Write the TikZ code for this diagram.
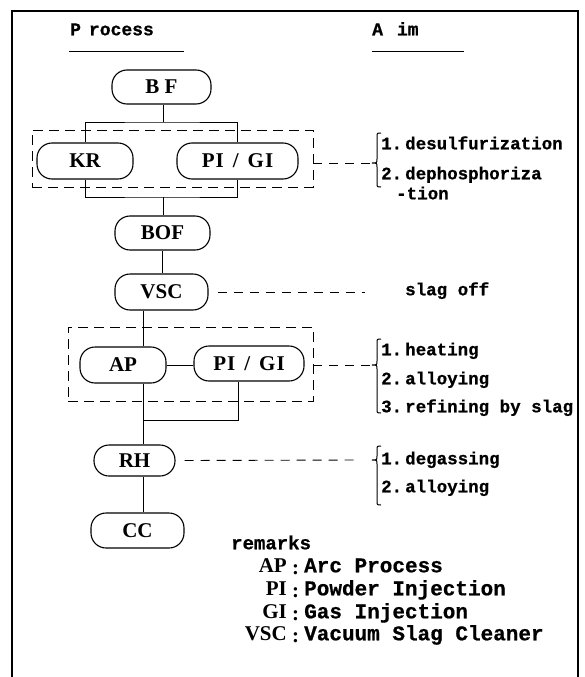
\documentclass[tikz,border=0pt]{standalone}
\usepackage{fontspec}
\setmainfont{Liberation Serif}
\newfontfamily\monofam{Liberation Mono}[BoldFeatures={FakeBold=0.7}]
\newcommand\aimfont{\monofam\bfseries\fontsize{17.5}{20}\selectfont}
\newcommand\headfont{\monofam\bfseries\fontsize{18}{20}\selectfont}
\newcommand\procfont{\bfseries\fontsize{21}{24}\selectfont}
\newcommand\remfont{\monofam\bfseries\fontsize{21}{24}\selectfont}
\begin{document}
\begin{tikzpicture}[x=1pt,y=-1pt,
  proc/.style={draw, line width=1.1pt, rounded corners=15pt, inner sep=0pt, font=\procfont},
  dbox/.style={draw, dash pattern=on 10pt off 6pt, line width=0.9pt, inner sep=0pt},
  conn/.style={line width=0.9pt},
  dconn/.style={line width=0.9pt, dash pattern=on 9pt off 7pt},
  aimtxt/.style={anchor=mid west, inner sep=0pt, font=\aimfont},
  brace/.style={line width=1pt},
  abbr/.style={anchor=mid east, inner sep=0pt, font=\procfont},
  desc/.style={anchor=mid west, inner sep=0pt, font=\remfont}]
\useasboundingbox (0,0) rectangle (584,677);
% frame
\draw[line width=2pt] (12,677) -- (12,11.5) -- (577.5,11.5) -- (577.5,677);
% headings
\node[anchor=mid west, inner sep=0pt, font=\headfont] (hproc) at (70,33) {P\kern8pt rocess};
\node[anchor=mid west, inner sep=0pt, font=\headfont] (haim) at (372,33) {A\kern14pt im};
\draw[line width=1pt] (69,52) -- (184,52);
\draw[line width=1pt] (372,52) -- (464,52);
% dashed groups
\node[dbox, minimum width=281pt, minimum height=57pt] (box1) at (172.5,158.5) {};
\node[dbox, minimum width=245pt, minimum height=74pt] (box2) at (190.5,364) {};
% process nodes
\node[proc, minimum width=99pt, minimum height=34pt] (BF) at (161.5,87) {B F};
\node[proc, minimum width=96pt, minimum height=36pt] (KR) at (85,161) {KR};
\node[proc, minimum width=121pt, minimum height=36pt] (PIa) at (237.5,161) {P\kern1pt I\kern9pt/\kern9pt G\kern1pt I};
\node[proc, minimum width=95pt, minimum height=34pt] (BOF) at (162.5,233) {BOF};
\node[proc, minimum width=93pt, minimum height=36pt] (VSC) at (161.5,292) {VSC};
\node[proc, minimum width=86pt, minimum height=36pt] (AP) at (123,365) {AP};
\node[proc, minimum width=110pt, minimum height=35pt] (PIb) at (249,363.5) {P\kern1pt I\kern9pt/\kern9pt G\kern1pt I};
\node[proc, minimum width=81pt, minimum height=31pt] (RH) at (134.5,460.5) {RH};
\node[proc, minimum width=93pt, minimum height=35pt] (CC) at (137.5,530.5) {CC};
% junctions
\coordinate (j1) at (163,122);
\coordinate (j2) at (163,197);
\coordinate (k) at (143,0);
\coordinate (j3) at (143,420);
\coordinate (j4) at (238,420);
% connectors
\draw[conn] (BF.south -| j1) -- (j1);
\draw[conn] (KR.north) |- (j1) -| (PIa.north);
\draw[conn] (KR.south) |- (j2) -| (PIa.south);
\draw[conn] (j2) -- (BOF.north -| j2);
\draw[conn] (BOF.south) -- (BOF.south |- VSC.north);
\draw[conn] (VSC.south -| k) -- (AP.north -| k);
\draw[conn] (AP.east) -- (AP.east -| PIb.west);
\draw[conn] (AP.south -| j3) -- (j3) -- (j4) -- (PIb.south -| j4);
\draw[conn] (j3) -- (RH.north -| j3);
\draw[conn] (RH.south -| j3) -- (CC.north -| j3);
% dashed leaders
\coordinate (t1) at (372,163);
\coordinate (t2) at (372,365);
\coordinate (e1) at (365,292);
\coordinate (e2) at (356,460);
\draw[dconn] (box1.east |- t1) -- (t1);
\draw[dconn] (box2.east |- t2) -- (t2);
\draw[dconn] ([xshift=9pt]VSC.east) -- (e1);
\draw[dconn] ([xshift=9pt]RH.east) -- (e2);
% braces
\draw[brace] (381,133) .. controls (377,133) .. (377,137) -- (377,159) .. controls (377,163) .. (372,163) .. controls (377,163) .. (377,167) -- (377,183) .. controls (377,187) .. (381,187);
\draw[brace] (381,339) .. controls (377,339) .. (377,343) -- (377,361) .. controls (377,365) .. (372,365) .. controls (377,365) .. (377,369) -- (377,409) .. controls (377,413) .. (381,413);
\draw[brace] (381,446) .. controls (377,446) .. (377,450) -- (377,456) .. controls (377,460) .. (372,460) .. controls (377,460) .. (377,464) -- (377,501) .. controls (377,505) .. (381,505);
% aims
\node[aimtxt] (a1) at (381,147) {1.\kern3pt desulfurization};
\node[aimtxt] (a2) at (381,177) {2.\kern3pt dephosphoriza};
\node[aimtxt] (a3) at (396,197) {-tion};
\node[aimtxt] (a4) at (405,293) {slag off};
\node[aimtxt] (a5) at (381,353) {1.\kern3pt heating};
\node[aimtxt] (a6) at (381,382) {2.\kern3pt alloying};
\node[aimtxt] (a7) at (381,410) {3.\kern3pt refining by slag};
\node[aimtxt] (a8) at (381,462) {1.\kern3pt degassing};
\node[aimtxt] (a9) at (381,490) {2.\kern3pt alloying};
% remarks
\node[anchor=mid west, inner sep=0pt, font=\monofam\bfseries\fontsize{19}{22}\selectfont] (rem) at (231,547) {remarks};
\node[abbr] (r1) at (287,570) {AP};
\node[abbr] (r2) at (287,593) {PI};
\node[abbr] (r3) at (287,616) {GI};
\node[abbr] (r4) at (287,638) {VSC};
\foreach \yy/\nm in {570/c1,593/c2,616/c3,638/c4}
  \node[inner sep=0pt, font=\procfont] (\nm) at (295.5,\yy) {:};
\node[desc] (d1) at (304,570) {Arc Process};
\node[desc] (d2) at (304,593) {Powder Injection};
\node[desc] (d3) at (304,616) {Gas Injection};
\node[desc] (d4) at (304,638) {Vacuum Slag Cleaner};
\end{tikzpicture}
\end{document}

-=-=-=-=-

**Requirement**. Exactly as written, return every line of the listing, but not the pictures.

**Result of this exercise**.
Write the TikZ code for this diagram.
\documentclass[tikz,border=0pt]{standalone}
\usepackage{fontspec}
\setmainfont{Liberation Serif}
\newfontfamily\monofam{Liberation Mono}[BoldFeatures={FakeBold=0.7}]
\newcommand\aimfont{\monofam\bfseries\fontsize{17.5}{20}\selectfont}
\newcommand\headfont{\monofam\bfseries\fontsize{18}{20}\selectfont}
\newcommand\procfont{\bfseries\fontsize{21}{24}\selectfont}
\newcommand\remfont{\monofam\bfseries\fontsize{21}{24}\selectfont}
\begin{document}
\begin{tikzpicture}[x=1pt,y=-1pt,
  proc/.style={draw, line width=1.1pt, rounded corners=15pt, inner sep=0pt, font=\procfont},
  dbox/.style={draw, dash pattern=on 10pt off 6pt, line width=0.9pt, inner sep=0pt},
  conn/.style={line width=0.9pt},
  dconn/.style={line width=0.9pt, dash pattern=on 9pt off 7pt},
  aimtxt/.style={anchor=mid west, inner sep=0pt, font=\aimfont},
  brace/.style={line width=1pt},
  abbr/.style={anchor=mid east, inner sep=0pt, font=\procfont},
  desc/.style={anchor=mid west, inner sep=0pt, font=\remfont}]
\useasboundingbox (0,0) rectangle (584,677);
% frame
\draw[line width=2pt] (12,677) -- (12,11.5) -- (577.5,11.5) -- (577.5,677);
% headings
\node[anchor=mid west, inner sep=0pt, font=\headfont] (hproc) at (70,33) {P\kern8pt rocess};
\node[anchor=mid west, inner sep=0pt, font=\headfont] (haim) at (372,33) {A\kern14pt im};
\draw[line width=1pt] (69,52) -- (184,52);
\draw[line width=1pt] (372,52) -- (464,52);
% dashed groups
\node[dbox, minimum width=281pt, minimum height=57pt] (box1) at (172.5,158.5) {};
\node[dbox, minimum width=245pt, minimum height=74pt] (box2) at (190.5,364) {};
% process nodes
\node[proc, minimum width=99pt, minimum height=34pt] (BF) at (161.5,87) {B F};
\node[proc, minimum width=96pt, minimum height=36pt] (KR) at (85,161) {KR};
\node[proc, minimum width=121pt, minimum height=36pt] (PIa) at (237.5,161) {P\kern1pt I\kern9pt/\kern9pt G\kern1pt I};
\node[proc, minimum width=95pt, minimum height=34pt] (BOF) at (162.5,233) {BOF};
\node[proc, minimum width=93pt, minimum height=36pt] (VSC) at (161.5,292) {VSC};
\node[proc, minimum width=86pt, minimum height=36pt] (AP) at (123,365) {AP};
\node[proc, minimum width=110pt, minimum height=35pt] (PIb) at (249,363.5) {P\kern1pt I\kern9pt/\kern9pt G\kern1pt I};
\node[proc, minimum width=81pt, minimum height=31pt] (RH) at (134.5,460.5) {RH};
\node[proc, minimum width=93pt, minimum height=35pt] (CC) at (137.5,530.5) {CC};
% junctions
\coordinate (j1) at (163,122);
\coordinate (j2) at (163,197);
\coordinate (k) at (143,0);
\coordinate (j3) at (143,420);
\coordinate (j4) at (238,420);
% connectors
\draw[conn] (BF.south -| j1) -- (j1);
\draw[conn] (KR.north) |- (j1) -| (PIa.north);
\draw[conn] (KR.south) |- (j2) -| (PIa.south);
\draw[conn] (j2) -- (BOF.north -| j2);
\draw[conn] (BOF.south) -- (BOF.south |- VSC.north);
\draw[conn] (VSC.south -| k) -- (AP.north -| k);
\draw[conn] (AP.east) -- (AP.east -| PIb.west);
\draw[conn] (AP.south -| j3) -- (j3) -- (j4) -- (PIb.south -| j4);
\draw[conn] (j3) -- (RH.north -| j3);
\draw[conn] (RH.south -| j3) -- (CC.north -| j3);
% dashed leaders
\coordinate (t1) at (372,163);
\coordinate (t2) at (372,365);
\coordinate (e1) at (365,292);
\coordinate (e2) at (356,460);
\draw[dconn] (box1.east |- t1) -- (t1);
\draw[dconn] (box2.east |- t2) -- (t2);
\draw[dconn] ([xshift=9pt]VSC.east) -- (e1);
\draw[dconn] ([xshift=9pt]RH.east) -- (e2);
% braces
\draw[brace] (381,133) .. controls (377,133) .. (377,137) -- (377,159) .. controls (377,163) .. (372,163) .. controls (377,163) .. (377,167) -- (377,183) .. controls (377,187) .. (381,187);
\draw[brace] (381,339) .. controls (377,339) .. (377,343) -- (377,361) .. controls (377,365) .. (372,365) .. controls (377,365) .. (377,369) -- (377,409) .. controls (377,413) .. (381,413);
\draw[brace] (381,446) .. controls (377,446) .. (377,450) -- (377,456) .. controls (377,460) .. (372,460) .. controls (377,460) .. (377,464) -- (377,501) .. controls (377,505) .. (381,505);
% aims
\node[aimtxt] (a1) at (381,147) {1.\kern3pt desulfurization};
\node[aimtxt] (a2) at (381,177) {2.\kern3pt dephosphoriza};
\node[aimtxt] (a3) at (396,197) {-tion};
\node[aimtxt] (a4) at (405,293) {slag off};
\node[aimtxt] (a5) at (381,353) {1.\kern3pt heating};
\node[aimtxt] (a6) at (381,382) {2.\kern3pt alloying};
\node[aimtxt] (a7) at (381,410) {3.\kern3pt refining by slag};
\node[aimtxt] (a8) at (381,462) {1.\kern3pt degassing};
\node[aimtxt] (a9) at (381,490) {2.\kern3pt alloying};
% remarks
\node[anchor=mid west, inner sep=0pt, font=\monofam\bfseries\fontsize{19}{22}\selectfont] (rem) at (231,547) {remarks};
\node[abbr] (r1) at (287,570) {AP};
\node[abbr] (r2) at (287,593) {PI};
\node[abbr] (r3) at (287,616) {GI};
\node[abbr] (r4) at (287,638) {VSC};
\foreach \yy/\nm in {570/c1,593/c2,616/c3,638/c4}
  \node[inner sep=0pt, font=\procfont] (\nm) at (295.5,\yy) {:};
\node[desc] (d1) at (304,570) {Arc Process};
\node[desc] (d2) at (304,593) {Powder Injection};
\node[desc] (d3) at (304,616) {Gas Injection};
\node[desc] (d4) at (304,638) {Vacuum Slag Cleaner};
\end{tikzpicture}
\end{document}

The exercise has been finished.